Perhaps I'm sensitive to this because I'd like to be able to comfortably conflate my two religious experiences, Christianity and Buddhism, and because I fight it knowing that such conflation often produces more confusion than it does clarity, even if it's a comfortable and palatable confusion. It also tends to overlook major doctrinal differences-- and whatever the mystic experience suggests about possible unity behind religious experience, there are real divisions in theories of that experience and the kind of practical religious structures they give rise to. We may "make" religious boundaries with our minds, but we pay for those boundaries in blood. An extreme way to phrase it, but I'm cautious enough to willingly make the point that way. I'm much more comfortable with Hick's use of a neutral term.
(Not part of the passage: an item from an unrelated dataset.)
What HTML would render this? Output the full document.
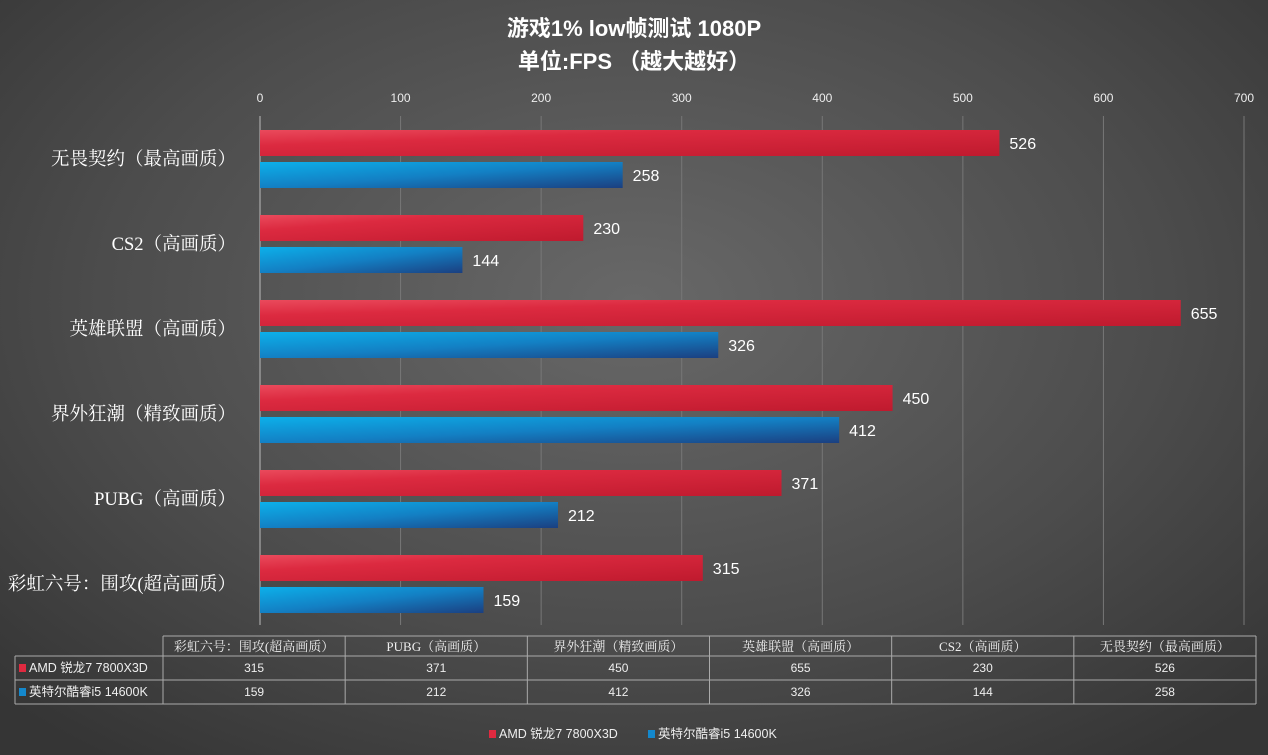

I've got all sorts of rather confused thoughts elbowing for articulation, but I'll leave it at that.

And I meant to say congrats on having it so good with at the University! I know what you mean about feeling like half your brain is gone without your books. Sometimes I wonder why I was so nuts as to give away so many of my books before I came to Korea last spring. Ah, well...

Outtie. I have to go wash floors and such; afternoon chore-time!

Sneem


May 28, 2006 (same day). Sneem to me:

Well, now I'm the one inundating in-boxes... 2 emails in a day!
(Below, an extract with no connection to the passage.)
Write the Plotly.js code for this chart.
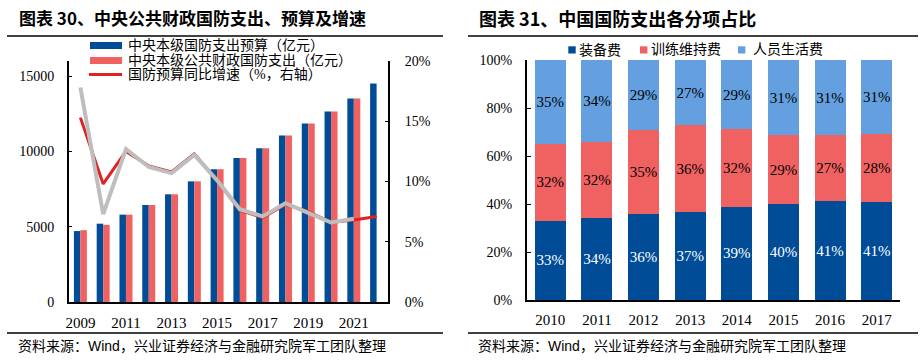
<!DOCTYPE html>
<html><head><meta charset="utf-8">
<script src="https://cdn.plot.ly/plotly-3.0.1.min.js"></script>
<style>
html,body{margin:0;padding:0;background:#fff;}
#wrap{position:relative;width:922px;height:361px;overflow:hidden;}
#c1{position:absolute;left:0;top:0;width:461px;height:361px;}
#c2{position:absolute;left:461px;top:0;width:461px;height:361px;}
</style></head><body>
<div id="wrap"><div id="c1"></div><div id="c2"></div></div>
<script>
// ---------- Data: chart 1 ----------
const years = [2009,2010,2011,2012,2013,2014,2015,2016,2017,2018,2019,2020,2021,2022];
const xTickYears = [2009,2011,2013,2015,2017,2019,2021];
const budget = [4710,5200,5800,6440,7150,8010,8810,9560,10200,11060,11850,12650,13510,14500];
const spending = [4770,5120,5800,6440,7150,8010,8810,9560,10200,11060,11850,12650,13510,null];
const budgetGrowth = [15.3,9.8,12.5,11.3,10.8,12.3,10.1,7.6,7.0,8.1,7.5,6.6,6.8,7.1];
const spendingGrowth = [17.8,7.3,12.7,11.2,10.7,12.2,10.1,7.7,7.1,8.2,7.4,6.6,6.9,null];
const names1 = ['中央本级国防支出预算（亿元）','中央本级公共财政国防支出（亿元）','国防预算同比增速（%，右轴）'];
const title1 = '图表 30、中央公共财政国防支出、预算及增速';
const yTicks1 = [0,5000,10000,15000];
const yTickText1 = ['0','5000','10000','15000'];
const yTicks1r = [0,5,10,15,20];
const yTickText1r = ['0%','5%','10%','15%','20%'];

// ---------- Data: chart 2 ----------
const years2 = ['2010','2011','2012','2013','2014','2015','2016','2017'];
const equipment = [33.0,34.2,35.8,36.6,38.8,40.0,41.2,40.8];
const training  = [32.0,31.6,35.0,36.2,32.3,28.6,27.4,28.4];
const personnel = [35.0,34.2,29.2,27.2,28.9,31.4,31.4,30.8];
const names2 = ['装备费','训练维持费','人员生活费'];
const title2 = '图表 31、中国国防支出各分项占比';
const yTicks2 = [0,20,40,60,80,100];
const yTickText2 = ['0%','20%','40%','60%','80%','100%'];
const sourceText = '资料来源：Wind，兴业证券经济与金融研究院军工团队整理';

const BLUE = '#004C97', SALMON = '#F06262', LIGHT = '#64A0E0', RED = '#E02222', GRAY = '#BEBEBE';
const SERIF = 'Liberation Serif, Noto Sans CJK SC, serif';
const CJK = 'Noto Sans CJK SC, sans-serif';
const SRC = 'Liberation Sans, Noto Sans CJK SC, sans-serif';

// ---------- Chart 1 ----------
(function(){
  const W=461,H=361,m={l:69,r:73,t:61,b:59};
  const pw=W-m.l-m.r, ph=H-m.t-m.b;
  const fx=p=>(p-m.l)/pw, fy=p=>(H-m.b-p)/ph;
  const traces=[
    {type:'bar',x:years,y:budget,name:names1[0],marker:{color:BLUE},showlegend:false,hoverinfo:'skip'},
    {type:'bar',x:years,y:spending,name:names1[1],marker:{color:SALMON},showlegend:false,hoverinfo:'skip'},
    {type:'scatter',mode:'lines',x:years,y:budgetGrowth,yaxis:'y2',name:names1[2],line:{color:RED,width:3},showlegend:false,hoverinfo:'skip'},
    {type:'scatter',mode:'lines',x:years,y:spendingGrowth,yaxis:'y2',name:'',line:{color:GRAY,width:4},showlegend:false,hoverinfo:'skip'}
  ];
  const shapes=[
    {type:'line',xref:'paper',yref:'paper',x0:fx(7),x1:fx(443),y0:fy(36),y1:fy(36),line:{color:'#000',width:1.5}},
    {type:'line',xref:'paper',yref:'paper',x0:fx(7),x1:fx(443),y0:fy(333),y1:fy(333),line:{color:'#000',width:1.5}},
    {type:'rect',xref:'paper',yref:'paper',x0:fx(90),x1:fx(122),y0:fy(49),y1:fy(42),fillcolor:BLUE,line:{width:0}},
    {type:'rect',xref:'paper',yref:'paper',x0:fx(90),x1:fx(122),y0:fy(64),y1:fy(57),fillcolor:SALMON,line:{width:0}},
    {type:'line',xref:'paper',yref:'paper',x0:fx(89),x1:fx(122),y0:fy(74.5),y1:fy(74.5),line:{color:RED,width:3}}
  ];
  const ann=(x,y,text,font)=>({xref:'paper',yref:'paper',x:fx(x),y:fy(y),xanchor:'left',yanchor:'middle',showarrow:false,text:text,font:font});
  const annotations=[
    ann(17,18,'<b>'+title1+'</b>',{family:CJK,size:17,color:'#000'}),
    ann(126,45,names1[0],{family:SERIF,size:14,color:'#000'}),
    ann(126,60,names1[1],{family:SERIF,size:14,color:'#000'}),
    ann(126,74.5,names1[2],{family:SERIF,size:14,color:'#000'}),
    ann(16,346,sourceText,{family:SRC,size:14,color:'#000'})
  ];
  const layout={
    width:W,height:H,margin:m,paper_bgcolor:'#fff',plot_bgcolor:'#fff',
    barmode:'group',bargap:0.43,bargroupgap:0,showlegend:false,
    xaxis:{range:[2008.5,2022.5],tickmode:'array',tickvals:xTickYears,ticktext:xTickYears.map(String),ticks:'',showline:true,linecolor:'#000',linewidth:2,showgrid:false,zeroline:false,
      tickfont:{family:SERIF,size:15,color:'#000'},ticklabelstandoff:6},
    yaxis:{range:[0,16000],tickmode:'array',tickvals:yTicks1,ticktext:yTickText1,ticks:'inside',ticklen:3,tickcolor:'#000',showline:true,linecolor:'#000',linewidth:2,showgrid:false,zeroline:false,
      tickfont:{family:SERIF,size:14,color:'#000'},ticklabelstandoff:10},
    yaxis2:{overlaying:'y',side:'right',range:[0,20],tickmode:'array',tickvals:yTicks1r,ticktext:yTickText1r,ticks:'inside',ticklen:3,tickcolor:'#000',showline:true,linecolor:'#000',linewidth:2,showgrid:false,zeroline:false,
      tickfont:{family:SERIF,size:14,color:'#000'},ticklabelstandoff:12},
    shapes:shapes,annotations:annotations
  };
  Plotly.newPlot('c1',traces,layout,{staticPlot:true,displayModeBar:false});
})();

// ---------- Chart 2 ----------
(function(){
  const W=461,H=361,m={l:66,r:22,t:60,b:61},OFF=461;
  const pw=W-m.l-m.r, ph=H-m.t-m.b;
  const gx=p=>(p-OFF-m.l)/pw, gy=p=>(H-m.b-p)/ph;
  const base={type:'bar',texttemplate:'%{y:.0f}%',textposition:'inside',insidetextanchor:'middle',textangle:0,constraintext:'none',showlegend:false,hoverinfo:'skip'};
  const traces=[
    Object.assign({},base,{x:years2,y:equipment,name:names2[0],marker:{color:BLUE},textfont:{family:SERIF,size:15,color:'#fff'}}),
    Object.assign({},base,{x:years2,y:training,name:names2[1],marker:{color:SALMON},textfont:{family:SERIF,size:15,color:'#000'}}),
    Object.assign({},base,{x:years2,y:personnel,name:names2[2],marker:{color:LIGHT},textfont:{family:SERIF,size:15,color:'#000'}})
  ];
  const sq=(x0,c)=>({type:'rect',xref:'paper',yref:'paper',x0:gx(x0),x1:gx(x0+7.4),y0:gy(53.5),y1:gy(46.3),fillcolor:c,line:{width:0}});
  const shapes=[
    {type:'line',xref:'paper',yref:'paper',x0:gx(468),x1:gx(918),y0:gy(36),y1:gy(36),line:{color:'#000',width:1.5}},
    {type:'line',xref:'paper',yref:'paper',x0:gx(468),x1:gx(918),y0:gy(333),y1:gy(333),line:{color:'#000',width:1.5}},
    sq(568.3,BLUE),sq(640,SALMON),sq(738,LIGHT)
  ];
  const ann=(x,y,text,font)=>({xref:'paper',yref:'paper',x:gx(x),y:gy(y),xanchor:'left',yanchor:'middle',showarrow:false,text:text,font:font});
  const annotations=[
    ann(477,18,'<b>'+title2+'</b>',{family:CJK,size:18,color:'#000'}),
    ann(577,50,names2[0],{family:SERIF,size:14,color:'#000'}),
    ann(649,50,names2[1],{family:SERIF,size:14,color:'#000'}),
    ann(751,50,names2[2],{family:SERIF,size:14,color:'#000'}),
    ann(476,346,sourceText,{family:SRC,size:14,color:'#000'})
  ];
  const layout={
    width:W,height:H,margin:m,paper_bgcolor:'#fff',plot_bgcolor:'#fff',
    barmode:'stack',bargap:0.335,showlegend:false,
    xaxis:{type:'category',ticks:'',showline:true,linecolor:'#000',linewidth:2,showgrid:false,zeroline:false,
      tickfont:{family:SERIF,size:15,color:'#000'},ticklabelstandoff:5},
    yaxis:{range:[0,100],tickmode:'array',tickvals:yTicks2,ticktext:yTickText2,ticks:'inside',ticklen:4,tickcolor:'#000',showline:true,linecolor:'#000',linewidth:2,showgrid:false,zeroline:false,
      tickfont:{family:SERIF,size:14,color:'#000'},ticklabelstandoff:10},
    shapes:shapes,annotations:annotations
  };
  Plotly.newPlot('c2',traces,layout,{staticPlot:true,displayModeBar:false});
})();
</script>
</body></html>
I was kind of bugged by my own conservativeness as it came out in my reaction to Kwan Seum Bosal=God...I mean, really: haven't I spent an awful lot of blog-time toeing a similar line? Why is the line s'damn important to me-- and rather suddenly, really, since a year ago I probably would have crossed and re-crossed and smudged the thing just to have fun, if not also make a point I felt was important.

Then it struck me: I'm turning Korean. Not kidding.
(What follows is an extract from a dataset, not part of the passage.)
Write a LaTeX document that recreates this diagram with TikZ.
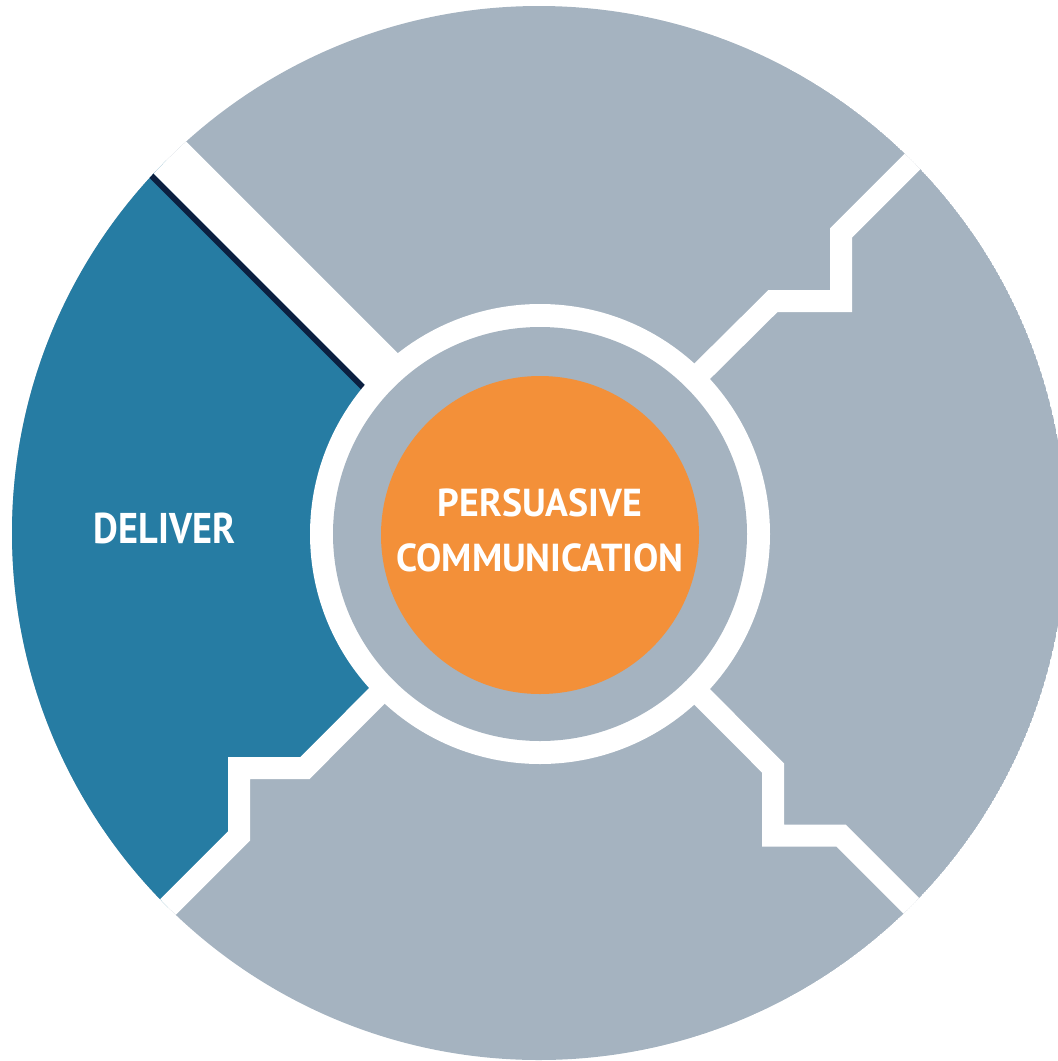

See, Korean monastic training is based on a more or less gradual introduction to the kind of rule-bending-breaking-obliterating discourse that we Western Zen students and scholars take for granted. We baby Sunims start out tightly controlled. No one's asking us what we think, certainly (I posted a little about this), in part because it's assumed that we'll listen to our elders to tell us what to think--and they do tell us, constantly. Not so much in words as in actions.

The attention to appearance, for example, and decorum, isn't merely to look good and act nice, though there's an awful lot of that in there. It's a reinforcement of the Korean attitude that forms have functions, and that if you learn the form you'll learn the function. If you can control your actions, you can control your mind, too-- that's another aspect of it. But what it means on a daily basis is being obedient to hierarchy within the temple, observing ritual and ceremony attentively, and learning the ground-rules for moral behavior in the context of our monastic precepts. Form, form, and more form. Form is important to a novice nun, and it's been drilled into me since the beginning... and I can't believe it, but it's sunk in.

My Unsa would be incredibly happy to know that I've unwittingly learned something!

It gets into your head, too; hence my increasing conservativism in certain regards. And with all this chanting I'm doing combined with learning a foreign language, language has come to be incredibly important in both religious and plain old functional spheres. All this is reflected in my reaction to Yahweh Bosal.

...which in retrospect I think is pretty funny. I still agree with what I wrote, but I also grant that I'm clearly a product of my training, which by Korean standards is apparently successful. Later, when they let me out of my play pen and I can go romp with the Big Kids in the Zen Park, hopefully I'll be more willing to cross lines... having learned what living with them means. I think that's actually a huge teaching that this traditional monastic form has: first you learn about form, so that when you break it, hopefully you can do it knowing why and how form has to be broken... and why and how it has to be put back together in meaningful ways. That's another thing. There's meaningless form out there. Heaps. Stacks. Universities and monasteries full of b.s. form. But that doesn't mean that form isn't useful or can be discarded willy-nilly. What's a cup of water without the cup? A wet spot on your carpet, and nothing in your mouth, that's what.

Anyway. "And on the seventh day, She rested." It's Sunday, after all. I should go do something usefully non-intellectual, like iron my starched clothes (*shudder*).

Peace,
Sj


I wrote some stuff of no consequence in reply, so I'm skipping all that here and moving on to the last email in this series.

June 3, 2006 (a few days later). Sneem to me:

K-dawg,

By the way, on Bulgyo Bang Song today they broadcast an English Dharma talk by one Mu Jin Sunim (English nun; held at Ja Kwang Sa, which used to do these four or five times a year...great while it lasted. I heard some ass-kicking dharma there), and she provided a definition of consciousness (aka sentience) that made clear the distinction between sentient and non-sentient beings: "awareness that accompanies the 6 sense organs." This doesn't explain what happens when someone attains the state of a non-returner (who abides in a formless realm, absorbed in meditation until awakening--I'm not good enough on my realms to know exactly *how* the formless realm is formless, i.e. if a subtle body remains, which has subtle sense organs as well, and if the formlessness of the formless realm refers to the state of mind or the state of body, etc.). Mu Jin Sunim began her practice in the Thai Forest tradition, so she's got her Pali Canon down pat--that's where her definition came from, that or an oral tradition from her teacher. Point is, her answer sounds traceable to a sutta, as well as providing the distinguishing characteristic between sentient beings and other animated material...

Okay. Get back to work on your book!

Outtie,
Sneem


...and the exchanges end here. Soen Joon Sunim's writing is too good to be kept in private. I hope some of my readers have benefitted from what she's written.